At one point Burroughs said, “You haven’t shown me any students.”

“Because you told us that we didn’t need to call individual students,” Mortara responded. During a rebuttal later in the afternoon, he argued the plaintiffs didn’t want to expose the students to ridicule, though he noted that Asian-American students and alumni had testified -- in favor of affirmative action.

SFFA says Asian-Americans make up the strongest Harvard applicants by numerous criteria, including grades and test scores, and argues that if the school relied solely on academic performance, they would make up at least 40 percent of its student body, rather than 23 percent. Asian-Americans account for about 5.6 percent of the U.S. population.

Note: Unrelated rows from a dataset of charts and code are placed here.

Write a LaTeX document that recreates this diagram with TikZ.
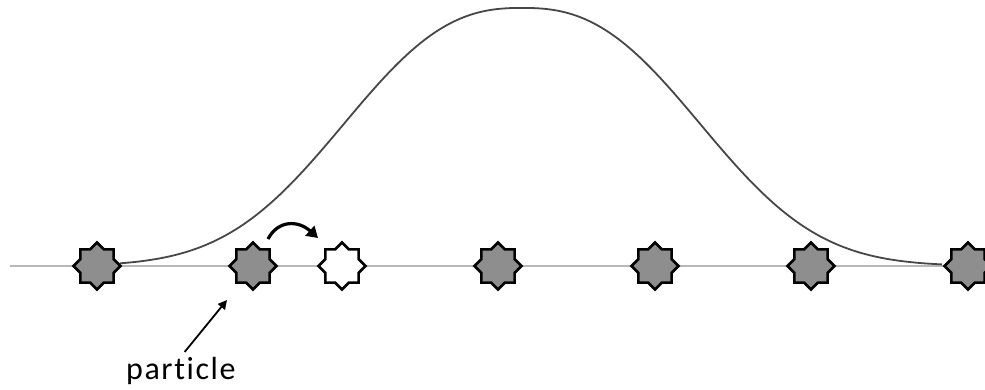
\documentclass[tikz,border=0pt]{standalone}
\usepackage{fontspec}
\setmainfont[Ligatures=NoCommon]{Carlito}
\newfontfamily\labelfont[Ligatures=NoCommon,LetterSpace=5]{Carlito}
\usetikzlibrary{shapes.geometric,arrows.meta}
\definecolor{curvegray}{HTML}{474747}
\definecolor{linegray}{HTML}{B8B8B8}
\definecolor{particlegray}{HTML}{8E8E8E}
\tikzset{
  particle/.style={star, star points=8, star point ratio=1.31, minimum size=47pt,
    inner sep=0pt, draw=black, line width=2.6pt, fill=particlegray, line join=miter},
  hole/.style={particle, fill=white},
  bell/.style={draw=curvegray, line width=1.8pt},
  axisline/.style={draw=linegray, line width=2.2pt},
  jump/.style={line width=3.2pt, -{Triangle[length=11pt,width=13pt]}},
  pointer/.style={line width=1.8pt, -{Triangle[length=9pt,width=9pt]}}
}
\begin{document}
\begin{tikzpicture}[x=1pt,y=-1pt]
\useasboundingbox (0,0) rectangle (985,389);
% axis line
\coordinate (lstart) at (10,266);
\coordinate (lend) at (985,266);
\draw[axisline] (lstart) -- (lend);
% bell curve
\draw[bell] plot[domain=120:942, samples=250, variable=\t]
  ({\t}, {266-258*exp(-((abs(\t-522)/219)^2)*sqrt(abs(\t-522)/219))});
% particles
\node[particle] (p1) at (97,266) {};
\node[particle] (p2) at (253,266) {};
\node[hole]     (h1) at (342,266) {};
\node[particle] (p3) at (498,266) {};
\node[particle] (p4) at (655,266) {};
\node[particle] (p5) at (811,266) {};
\node[particle] (p6) at (968,266) {};
% jump arrow
\coordinate (jA) at (268,239);
\coordinate (jB) at (318,238);
\draw[jump] (jA) .. controls (278,220) and (298,220) .. (jB);
% label
\node[font=\labelfont\fontsize{32}{38}\selectfont, inner sep=0pt, anchor=base west] (ptext) at (126,379) {particle};
\coordinate (ptip) at (227,300);
\draw[pointer, shorten <=6pt] (ptext.north) -- (ptip);
\end{tikzpicture}
\end{document}
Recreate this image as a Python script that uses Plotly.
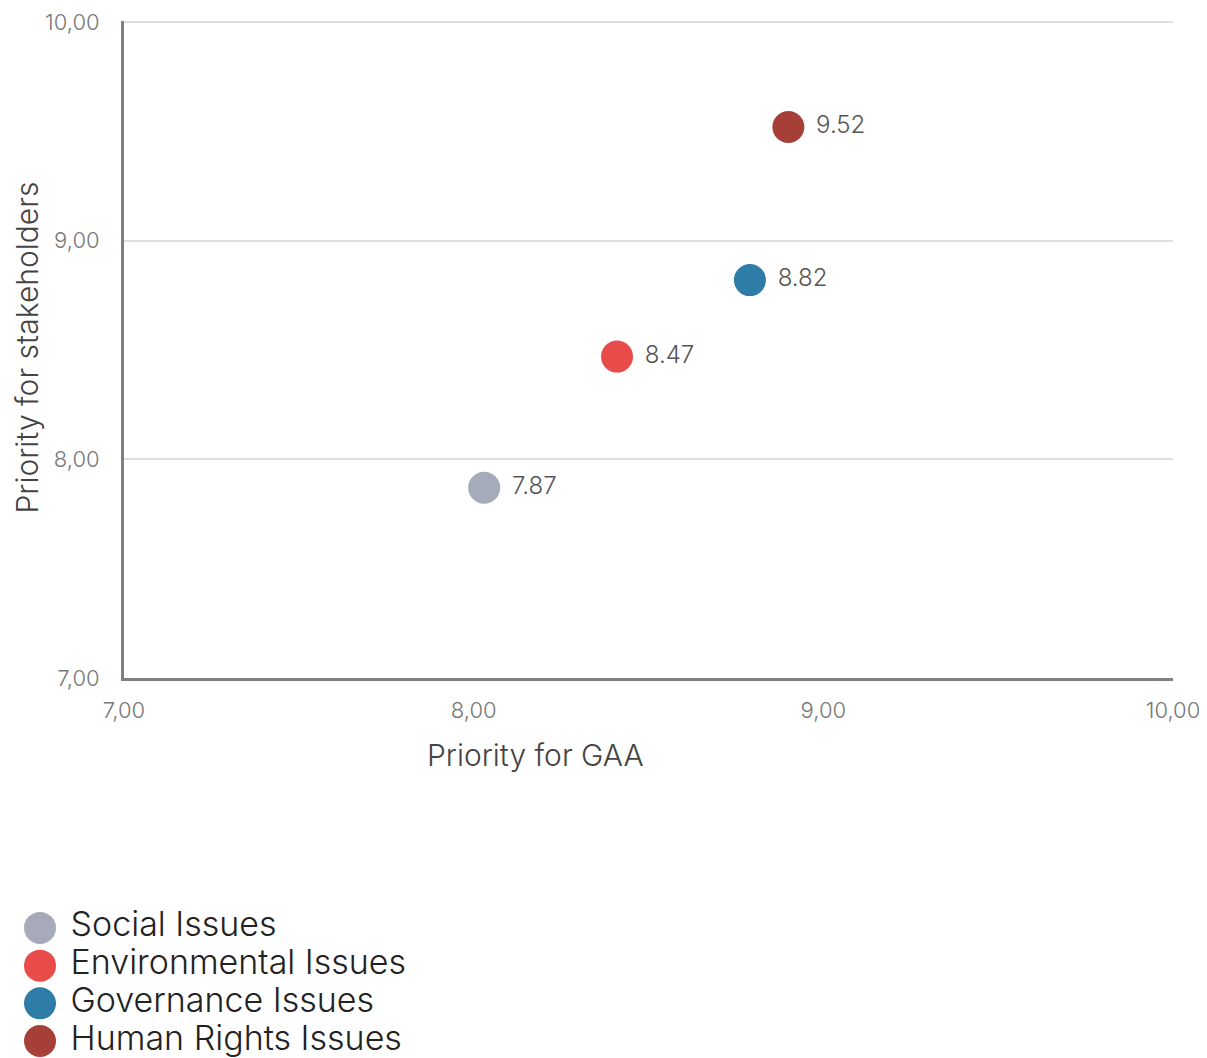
import plotly.graph_objects as go

categories = ["Social Issues", "Environmental Issues", "Governance Issues", "Human Rights Issues"]
gaa_priority = [8.03, 8.41, 8.79, 8.90]
stakeholder_priority = [7.87, 8.47, 8.82, 9.52]
colors = ["#a5abb8", "#e84c4a", "#2e7ca8", "#a63f37"]
tick_vals = [7, 8, 9, 10]
tick_text = ["7,00", "8,00", "9,00", "10,00"]

FONT = "Inter"
WT = 300
# page body adds an 8px margin, so the figure is 8px smaller than the window
W, H = 1199, 1050
R = 34
PW = W - R
TOP = 13
BOT = 380

fig = go.Figure()

for cat, x, y, c in zip(categories, gaa_priority, stakeholder_priority, colors):
    fig.add_trace(go.Scatter(
        x=[x], y=[y], mode="markers+text", name=cat,
        marker=dict(size=32, color=c, line=dict(width=0)),
        text=[" " + f"{y:.2f}"], textposition="middle right",
        textfont=dict(family=FONT, size=24, color="#555555", weight=WT),
        cliponaxis=False, showlegend=False, hoverinfo="skip",
        xaxis="x", yaxis="y",
    ))

# legend drawn on a helper axis
n = len(categories)
fig.add_trace(go.Scatter(
    x=[0] * n, y=list(range(n - 1, -1, -1)), mode="markers+text",
    marker=dict(size=32, color=colors, line=dict(width=0)),
    text=[" " + c for c in categories], textposition="middle right",
    textfont=dict(family=FONT, size=34, color="#222222", weight=WT),
    cliponaxis=False, showlegend=False, hoverinfo="skip",
    xaxis="x2", yaxis="y2",
))

fig.update_layout(
    width=W, height=H,
    margin=dict(l=0, r=R, t=0, b=0, autoexpand=False),
    paper_bgcolor="white", plot_bgcolor="white",
    font=dict(family=FONT, color="#555555"),
    showlegend=False,
    xaxis=dict(
        domain=[116 / PW, 1], range=[7, 10], automargin=False,
        tickvals=tick_vals, ticktext=tick_text, ticklabeloverflow="allow",
        showgrid=False, zeroline=False,
        showline=True, linecolor="#808080", linewidth=3,
        ticks="outside", ticklen=11, tickcolor="rgba(0,0,0,0)",
        tickfont=dict(family=FONT, size=22, color="#777777", weight=WT),
    ),
    yaxis=dict(
        domain=[BOT / H, 1 - TOP / H], range=[7, 10.005], automargin=False,
        tickvals=tick_vals, ticktext=tick_text, ticklabeloverflow="allow",
        showgrid=True, gridcolor="#dedede", gridwidth=2,
        zeroline=False,
        showline=True, linecolor="#808080", linewidth=3,
        ticks="outside", ticklen=17, tickcolor="rgba(0,0,0,0)",
        tickfont=dict(family=FONT, size=22, color="#777777", weight=WT),
    ),
    xaxis2=dict(domain=[0, 0.4], range=[-1, 13.56], visible=False, fixedrange=True, automargin=False),
    yaxis2=dict(domain=[0, 0.2], range=[-0.45, 5.12], visible=False, fixedrange=True, automargin=False),
    annotations=[
        dict(
            text="Priority for GAA", xref="paper", yref="paper",
            x=527 / PW, y=(H - 747) / H, xanchor="center", yanchor="middle",
            showarrow=False, font=dict(family=FONT, size=30, color="#444444", weight=WT),
        ),
        dict(
            text="Priority for stakeholders", xref="paper", yref="paper",
            x=0, y=1 - 339.5 / H, xanchor="left", yanchor="middle", textangle=-90,
            borderpad=0,
            showarrow=False, font=dict(family=FONT, size=30, color="#444444", weight=WT),
        ),
    ],
)

fig.write_html("out.html")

The Trump administration threw its support behind the plaintiffs in August, when the Justice Department filed an argument that Harvard uses a “vague personal rating,” including “likability” and “human qualities,” that illegally disadvantages Asian-American applicants by invoking stereotypes.

Bill Lee, a lawyer for Harvard who is Chinese-American and an alumnus, said in court on Wednesday that the plaintiffs had a “devolving theory of racial bias” and seized on SFFA’s failure to call any students to the witness stand. He noted that in earlier cases that reached the Supreme Court, including those featuring Allan Bakke, Barbara Grutter and Abigail Fisher, the plaintiffs all testified at trial to how they’d been harmed.

“It is really remarkable, in the cases we’re talking about -- Bakke and Grutter, Fisher I and Fisher II -- there was an individual, somebody who was discriminated against," Lee said. “But what you have here is no member of SFFA, not a single member, not a single Asian-American applicant to Harvard, who was denied admission testified.”

SFFA’s “ultimate grievance” is with Supreme Court rulings that support the use of race as one factor in admissions, Lee said in court papers ahead of Wednesday’s hearing. The plaintiffs know barring race as a factor would “reduce the number of African-American and Hispanic students by roughly 1,000 in a student body of 6,700,” he said.

Of the 42,749 students who applied for admission to the Class of 2022, a record low of 4.59 percent were offered spots. Just over 15 percent of the class is African-American, 12.3 percent is Hispanic and 22.9 percent is Asian-American.

The case is Students for Fair Admissions v. Harvard College, 14-cv-14176, U.S. District Court, District of Massachusetts (Boston).